> [SET EXERCISE]:
Pick out the lines below that contain the string "this" and copy them all.

> [DATA TO PROCESS]:
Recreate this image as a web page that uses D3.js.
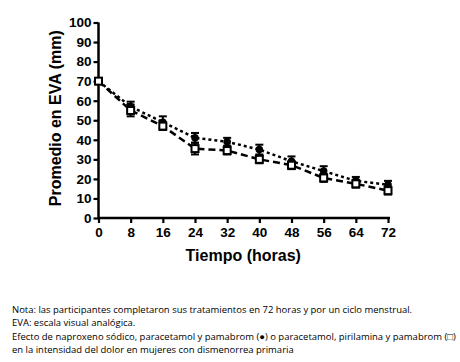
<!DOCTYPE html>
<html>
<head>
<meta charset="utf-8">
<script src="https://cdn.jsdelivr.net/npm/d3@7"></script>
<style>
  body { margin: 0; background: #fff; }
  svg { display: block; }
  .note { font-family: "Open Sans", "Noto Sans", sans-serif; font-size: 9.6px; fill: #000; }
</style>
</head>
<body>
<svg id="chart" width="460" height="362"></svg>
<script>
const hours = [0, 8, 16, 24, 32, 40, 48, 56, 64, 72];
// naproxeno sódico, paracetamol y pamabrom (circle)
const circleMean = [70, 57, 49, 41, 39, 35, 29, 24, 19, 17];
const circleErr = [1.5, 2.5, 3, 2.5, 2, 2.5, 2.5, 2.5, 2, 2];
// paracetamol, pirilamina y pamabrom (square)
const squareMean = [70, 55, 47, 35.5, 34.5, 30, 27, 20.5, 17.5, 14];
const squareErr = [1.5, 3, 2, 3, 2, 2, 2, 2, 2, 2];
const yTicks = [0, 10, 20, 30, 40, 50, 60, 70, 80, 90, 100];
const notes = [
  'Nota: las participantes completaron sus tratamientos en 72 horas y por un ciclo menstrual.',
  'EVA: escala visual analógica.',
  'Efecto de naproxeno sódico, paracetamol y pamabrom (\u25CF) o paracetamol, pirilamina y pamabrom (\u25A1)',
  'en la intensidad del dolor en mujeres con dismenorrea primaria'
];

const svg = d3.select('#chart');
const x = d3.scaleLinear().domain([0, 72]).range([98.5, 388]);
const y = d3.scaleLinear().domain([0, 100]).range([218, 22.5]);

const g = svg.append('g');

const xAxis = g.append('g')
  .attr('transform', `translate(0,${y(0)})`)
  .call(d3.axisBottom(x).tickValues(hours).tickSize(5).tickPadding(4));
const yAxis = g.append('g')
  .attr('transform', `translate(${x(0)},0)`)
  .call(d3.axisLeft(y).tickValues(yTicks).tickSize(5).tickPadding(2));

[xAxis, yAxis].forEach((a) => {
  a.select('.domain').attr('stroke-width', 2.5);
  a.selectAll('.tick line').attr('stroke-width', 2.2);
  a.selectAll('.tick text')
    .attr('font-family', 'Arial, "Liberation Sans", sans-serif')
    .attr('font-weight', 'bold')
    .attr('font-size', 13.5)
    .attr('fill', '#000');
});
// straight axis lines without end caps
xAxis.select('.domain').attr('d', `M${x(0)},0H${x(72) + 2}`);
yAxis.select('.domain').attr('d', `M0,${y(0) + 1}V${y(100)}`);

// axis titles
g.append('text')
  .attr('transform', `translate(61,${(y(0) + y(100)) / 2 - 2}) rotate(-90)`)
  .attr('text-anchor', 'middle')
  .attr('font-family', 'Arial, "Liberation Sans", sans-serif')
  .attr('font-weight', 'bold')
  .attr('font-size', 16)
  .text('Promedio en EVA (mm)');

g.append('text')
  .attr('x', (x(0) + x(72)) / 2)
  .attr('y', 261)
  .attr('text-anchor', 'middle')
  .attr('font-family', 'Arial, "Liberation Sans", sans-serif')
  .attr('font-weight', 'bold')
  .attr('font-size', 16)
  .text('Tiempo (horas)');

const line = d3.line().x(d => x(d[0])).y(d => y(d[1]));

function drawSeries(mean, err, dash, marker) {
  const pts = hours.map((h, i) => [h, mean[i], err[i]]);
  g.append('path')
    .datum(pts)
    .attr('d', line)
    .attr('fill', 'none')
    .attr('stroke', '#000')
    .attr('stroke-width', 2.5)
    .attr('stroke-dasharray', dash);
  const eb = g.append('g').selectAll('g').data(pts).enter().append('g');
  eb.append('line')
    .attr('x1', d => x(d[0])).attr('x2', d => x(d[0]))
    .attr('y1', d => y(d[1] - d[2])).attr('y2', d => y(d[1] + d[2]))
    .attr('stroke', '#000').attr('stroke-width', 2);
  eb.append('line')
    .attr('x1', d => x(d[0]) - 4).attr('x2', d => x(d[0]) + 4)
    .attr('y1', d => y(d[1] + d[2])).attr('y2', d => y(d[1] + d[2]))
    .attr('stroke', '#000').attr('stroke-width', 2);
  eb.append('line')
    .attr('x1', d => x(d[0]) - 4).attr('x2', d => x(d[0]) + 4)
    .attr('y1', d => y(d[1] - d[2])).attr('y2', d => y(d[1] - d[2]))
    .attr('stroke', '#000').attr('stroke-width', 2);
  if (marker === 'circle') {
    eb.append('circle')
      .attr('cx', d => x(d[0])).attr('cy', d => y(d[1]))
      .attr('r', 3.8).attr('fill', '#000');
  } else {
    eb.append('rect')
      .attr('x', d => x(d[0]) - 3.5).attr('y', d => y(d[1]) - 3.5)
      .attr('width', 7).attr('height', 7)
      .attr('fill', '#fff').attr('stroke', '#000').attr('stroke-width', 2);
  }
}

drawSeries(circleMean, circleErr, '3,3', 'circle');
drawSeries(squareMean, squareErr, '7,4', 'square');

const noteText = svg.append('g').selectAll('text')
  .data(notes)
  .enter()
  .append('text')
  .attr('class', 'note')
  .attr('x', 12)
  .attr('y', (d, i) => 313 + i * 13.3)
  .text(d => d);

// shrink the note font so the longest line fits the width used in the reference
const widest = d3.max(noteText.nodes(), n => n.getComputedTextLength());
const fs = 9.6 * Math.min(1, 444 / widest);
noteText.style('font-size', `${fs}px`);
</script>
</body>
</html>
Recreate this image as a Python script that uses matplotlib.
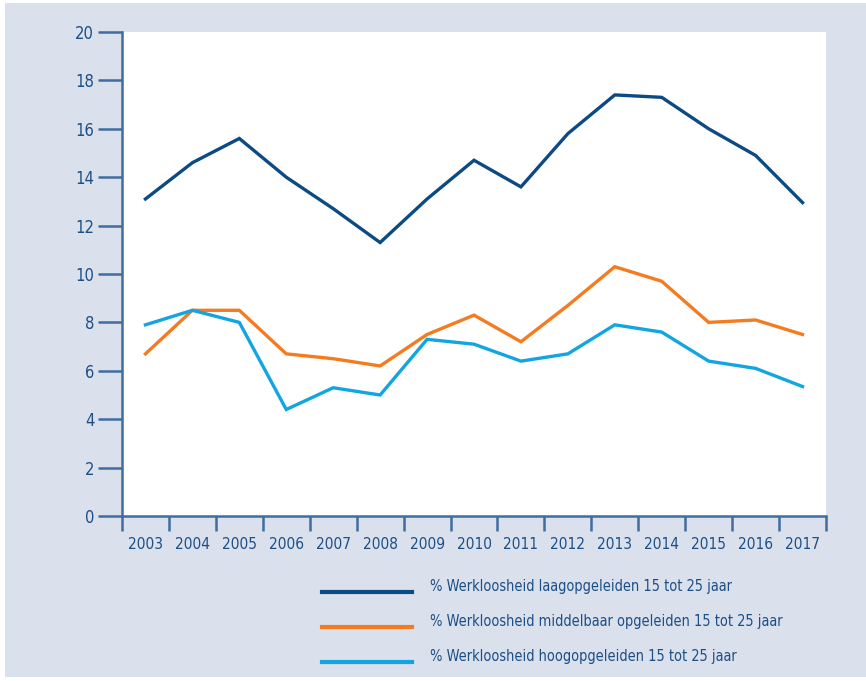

> [RESULT OF THE EXERCISE]:
Recreate this image as a web page that uses D3.js.
Recreate this image as a Python script that uses matplotlib.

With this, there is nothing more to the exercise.